C'est de Colmar, en février 1945, que je partis pour deux jours à Strasbourg. J'avais demandé à mon chef de Bataillon, le commandant Kretz, une permission de deux jours. Or, il n'avait pas les pouvoirs nécessaires pour accorder des permissions en jours ; aussi m'accorda-t-il une permission de 48 heures

J'ai rejoint Strasbourg en auto-stop. D'abord ce fut le chauffeur de la belle voiture du Général de Montsabert qui me conduisit une partie de la route. Nous avons traversé la plaine, au Nord de Colmar : tous les villages étaient détruits et certaines maisons fumaient encore. Les vaches, crevées dans les prés, étaient toutes gonflées.

Puis un gentil camionneur me prit en stop et... m'emmena coucher chez lui à Cronenbourg. Quelle merveille : un vrai lit et un bon petit déjeuner !

De là, à pied, je suis allé à Koenigshoffen chez notre brave Florentine (notre femme de chambre depuis 1926) qui m'accueillit à bras ouverts. C'est elle qui eut l'idée de m'adresser à l'une de nos anciennes employées, Emilie, habitant Koenigshoffen, qui put me prêter un vélo, indispensable pour circuler à Strasbourg.

Je suis allé voir où en était notre magasin, sis au 14 Faubourg de Saverne. Il était occupé par Bleikasten - articles pour couturières et tailleurs en gros - lequel avait obtenu, en 1940, l'attribution - par le séquestre nazi - de nos magasins. Il avait demandé l'attribution de ces magasins qu'il désignait «von die beruhmte judische Firme Valfer und Meyer» (de la firme juive renommée) en arguant de son lien de parenté avec son beau-frère, Kreisleiter à Molsheim... et en signant « Heil Hitler ».

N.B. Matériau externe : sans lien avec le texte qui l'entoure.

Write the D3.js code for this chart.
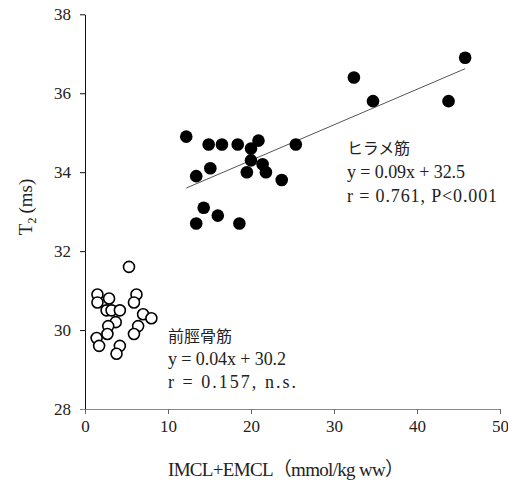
<!DOCTYPE html>
<html>
<head>
<meta charset="utf-8">
<script src="https://cdn.jsdelivr.net/npm/d3@7"></script>
<style>
  body { margin: 0; background: #fff; }
  text { font-family: "Liberation Serif", "Noto Sans CJK JP", serif; fill: #222; }
  .jp { font-family: "Noto Sans CJK JP", sans-serif; }
</style>
</head>
<body>
<div id="chart"></div>
<script>
// soleus (ヒラメ筋) points: [IMCL+EMCL, T2]
var soleusX = [12.2, 14.9, 16.5, 18.4, 20.9, 20.0, 20.0, 21.4, 21.8, 19.5, 15.1, 13.4, 23.7, 25.4, 14.3, 16.0, 13.4, 18.6, 32.4, 34.7, 43.8, 45.8];
var soleusY = [34.9, 34.7, 34.7, 34.7, 34.8, 34.6, 34.3, 34.2, 34.0, 34.0, 34.1, 33.9, 33.8, 34.7, 33.1, 32.9, 32.7, 32.7, 36.4, 35.8, 35.8, 36.9];

// tibialis anterior (前脛骨筋) points
var tibialisX = [5.3, 1.5, 1.5, 2.9, 6.2, 5.9, 2.6, 3.2, 4.2, 3.7, 7.0, 8.0, 2.8, 6.4, 2.7, 5.9, 1.4, 1.7, 4.2, 3.8];
var tibialisY = [31.6, 30.9, 30.7, 30.8, 30.9, 30.7, 30.5, 30.5, 30.5, 30.2, 30.4, 30.3, 30.1, 30.1, 29.9, 29.9, 29.8, 29.6, 29.6, 29.4];

// regression for soleus
var fitSlope = 0.09, fitIntercept = 32.5;

var xTicks = [0, 10, 20, 30, 40, 50];
var yTicks = [28, 30, 32, 34, 36, 38];

var soleusLabel = ["ヒラメ筋", "y = 0.09x + 32.5", "r = 0.761, P<0.001"];
var tibialisLabel = ["前脛骨筋", "y = 0.04x + 30.2", "r = 0.157, n.s."];

var svgWidth = 508, svgHeight = 481;

var svg = d3.select("#chart")
  .append("svg")
  .attr("width", svgWidth)
  .attr("height", svgHeight);

var x = d3.scaleLinear().domain([0, 50]).range([85, 500]);
var y = d3.scaleLinear().domain([28, 38]).range([409, 14.3]);

// y axis
var yAxisG = svg.append("g")
  .attr("transform", "translate(85,0)")
  .call(d3.axisLeft(y).tickValues(yTicks).tickSize(5).tickPadding(9).tickSizeOuter(0));
yAxisG.select(".domain").attr("stroke", "#111");
yAxisG.selectAll(".tick line").attr("stroke", "#111");
yAxisG.selectAll(".tick text")
  .attr("font-family", "Liberation Serif, serif")
  .attr("font-size", 17)
  .attr("fill", "#333");

// x axis (grey)
var xAxisG = svg.append("g")
  .attr("transform", "translate(0,409)")
  .call(d3.axisBottom(x).tickValues(xTicks).tickSize(5).tickPadding(6).tickSizeOuter(0));
xAxisG.select(".domain").attr("stroke", "#888");
xAxisG.selectAll(".tick line").attr("stroke", "#666");
xAxisG.selectAll(".tick text")
  .attr("font-family", "Liberation Serif, serif")
  .attr("font-size", 17)
  .attr("fill", "#333");
// extend the x axis line to the left of the y axis
xAxisG.append("line")
  .attr("x1", 80).attr("x2", 85)
  .attr("y1", 0.5).attr("y2", 0.5)
  .attr("stroke", "#888");

// axis titles
svg.append("text")
  .attr("x", 286)
  .attr("y", 476)
  .attr("text-anchor", "middle")
  .attr("font-size", 19)
  .attr("fill", "#333")
  .attr("textLength", 236)
  .text("IMCL+EMCL（mmol/kg ww）");

var yTitle = svg.append("text")
  .attr("transform", "translate(32,207) rotate(-90)")
  .attr("text-anchor", "middle")
  .attr("font-size", 19)
  .attr("fill", "#333");
yTitle.append("tspan").text("T");
yTitle.append("tspan").attr("font-size", 12).attr("dy", 4).text("2");
yTitle.append("tspan").attr("dy", -4).attr("dx", 4).text("(ms)");

// regression line
var xmin = d3.min(soleusX), xmax = d3.max(soleusX);
svg.append("line")
  .attr("x1", x(xmin)).attr("y1", y(fitSlope * xmin + fitIntercept))
  .attr("x2", x(xmax)).attr("y2", y(fitSlope * xmax + fitIntercept))
  .attr("stroke", "#555")
  .attr("stroke-width", 1);

// points
var tibialis = tibialisX.map((d, i) => ({x: d, y: tibialisY[i]}));
var soleus = soleusX.map((d, i) => ({x: d, y: soleusY[i]}));

svg.append("g").selectAll("circle")
  .data(tibialis)
  .enter()
  .append("circle")
  .attr("cx", d => x(d.x))
  .attr("cy", d => y(d.y))
  .attr("r", 5.5)
  .attr("fill", "#fff")
  .attr("stroke", "#000")
  .attr("stroke-width", 1.6);

svg.append("g").selectAll("circle")
  .data(soleus)
  .enter()
  .append("circle")
  .attr("cx", d => x(d.x))
  .attr("cy", d => y(d.y))
  .attr("r", 6.3)
  .attr("fill", "#000");

// annotations (widths matched to the original text)
function annotate(lines, left, top, step, widths) {
  var g = svg.append("g");
  lines.forEach(function(t, i) {
    g.append("text")
      .attr("class", i == 0 ? "jp" : null)
      .attr("x", left)
      .attr("y", top + i * step)
      .attr("font-size", i == 0 ? 16 : 18)
      .attr("fill", "#333")
      .attr("textLength", widths[i])
      .attr("lengthAdjust", "spacing")
      .text(t);
  });
}
annotate(soleusLabel, 347, 154, 24, [63, 118, 150]);
annotate(tibialisLabel, 168, 342, 23, [64, 118, 128]);
</script>
</body>
</html>
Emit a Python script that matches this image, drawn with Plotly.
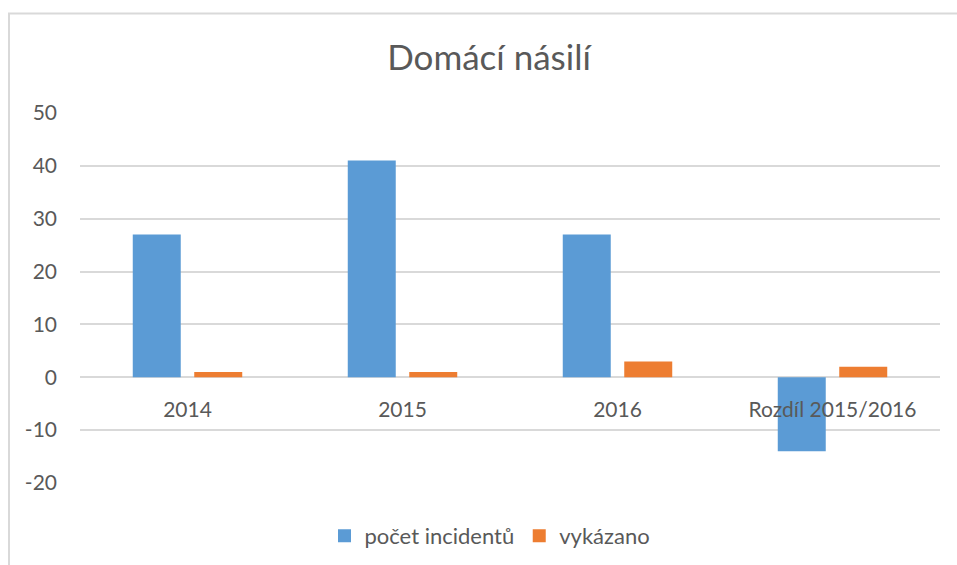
import plotly.graph_objects as go

categories = ["2014", "2015", "2016", "Rozdíl 2015/2016"]
incidenty = [27, 41, 27, -14]
vykazano = [1, 1, 3, 2]
series_names = ["počet incidentů", "vykázano"]
series_colors = ["#5B9BD5", "#ED7D31"]
title_text = "Domácí násilí"
y_ticks = [-20, -10, 0, 10, 20, 30, 40, 50]
y_tick_labels = ["-20", "-10", "0", "10", "20", "30", "40", "50"]

TXT = "#595959"
GRID = "#d9d9d9"
FONT = "Lato, Open Sans, sans-serif"

fig = go.Figure()
for vals, name, col in zip([incidenty, vykazano], series_names, series_colors):
    fig.add_trace(go.Bar(x=categories, y=vals, name=name, showlegend=False,
                         marker=dict(color=col, line=dict(width=0))))
# legend entries with larger square swatches
for name, col in zip(series_names, series_colors):
    fig.add_trace(go.Scatter(x=[None], y=[None], mode="markers", name=name,
                             marker=dict(symbol="square", size=13, color=col)))

W, H = 957, 565
L, R, T, B = 80, 17, 113, 82
ph = H - T - B
pw = W - L - R

fig.update_layout(
    width=W, height=H,
    margin=dict(l=L, r=R, t=T, b=B, autoexpand=False),
    paper_bgcolor="white", plot_bgcolor="white",
    font=dict(family=FONT, color=TXT, size=21),
    barmode="group", bargap=0.428, bargroupgap=0.2195,
    title=dict(text=title_text, x=489 / W, xanchor="center",
               y=1 - 58 / H, yanchor="middle",
               font=dict(size=35, color=TXT, family=FONT)),
    legend=dict(orientation="h", x=(490 - L) / pw, xanchor="center",
                y=(483 - 536) / ph, yanchor="middle",
                font=dict(size=22, color=TXT), itemwidth=30,
                traceorder="normal"),
    xaxis=dict(anchor="free", position=20 / 70, showline=False,
               showgrid=False, ticks="", ticklabelstandoff=18,
               tickfont=dict(size=21, color=TXT)),
    yaxis=dict(range=[-20, 50], tickvals=y_ticks, ticktext=y_tick_labels,
               showgrid=True, gridcolor=GRID,
               gridwidth=1.5, zeroline=True, zerolinecolor=GRID,
               zerolinewidth=1.5, showline=False, ticks="",
               ticklabelstandoff=22, tickfont=dict(size=21, color=TXT)),
    shapes=[dict(type="rect", xref="paper", yref="paper",
                 x0=(9 - L) / pw, x1=1.2, y0=-0.5, y1=(483 - 13.5) / ph,
                 line=dict(color=GRID, width=2), fillcolor="rgba(0,0,0,0)",
                 layer="below")],
)

fig.write_html("out.html", config={"displayModeBar": False},
               post_script="document.body.style.margin='0px';")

Monsieur Bleikasten m'accueillit assez aimablement et me fit visiter les locaux. Puis je suis allé voir M. Morel qui occupait nos locaux Rue du Marais Vert. M. Morel, citoyen suisse, avait acquis cette entreprise de gros en matériel électrique de Rudi Leissner, N.S.K.K. Führer - ce qui mettait l'entreprise à l'abri du séquestre français.

Je ne sais comment j'ai rencontré à Strasbourg mon oncle Jean Hirsch. Grâce à lui - qui avait obtenu un bon de réquisition de je ne sais quel sous-préfet - j'ai pu loger deux nuits à l'hôtel avec lui en montant, chaque fois, mon précieux vélo dans la chambre : la première nuit dans un petit hôtel, rue du Marché ou Fossé des Tanneurs, la seconde à l'Hôtel de la Maison Rouge Place Kléber (Oncle Jean et moi .nous nous partagions le lit à savoir l'un le matelas, l'autre le sommier).

Je suis aussi allé voir l'appartement que nous occupions avant guerre au 4 Rue Silbermann. La maison était si heureuse de me voir revenir qu'elle était descendue m'attendre dans l'escalier (comprenez: elle était l'une des victimes des bombardements américains sur Strasbourg). Toute la partie principale de l'édifice était à terre. Ne restait qu'une colonne comprenant l'escalier de service, les chambres d'enfants, la cuisine et la moitié de la salle de bain (la baignoire à moitié dans le vide).

Je suis allé consulter les dossiers du séquestre allemand, détenus par le séquestre français, logé dans la maison Hirschfeld, Allée de la Robertsau. J'ai pris de nombreuses notes que je transmis de suite à mon père. Elles lui furent précieuses par la suite (notamment pour déterminer le vol et la vente, par le séquestre nazi, de la quasi-totalité de notre stock).

Je suis rentré à Colmar, en auto-stop évidemment et crois bien que c'est cette fois-ci que je fis deux rencontres : dans la première voiture, une Citroën conduite par Henri Schwab qui me dit, en alsacien, et à brûle pourpoint: «n'aie pas peur je dois encore de l'argent à ton père ».
II m'avait reconnu du fait de ma ressemblance avec mon père c'était un ancien client.

Dans la deuxième voiture, une petite Peugeot, avec des auxiliaires de la Croix Rouge. Apprenant que je revenais de Strasbourg, l'une d'elles me questionna, me demanda même l'adresse de la maison (j'avais indiqué que j'avais trouvé notre demeure détruite par le bombardement). Et me dit alors « vous êtes le fils Meyer ou le fils Bloch ». Quelle surprise ! Et elle me précisa, alors, qu'elle occupait avant guerre, une chambre d'étudiante chez le locataire du rez-de-chaussée. Les Bloch habitaient au second et nous, au 3ème étage.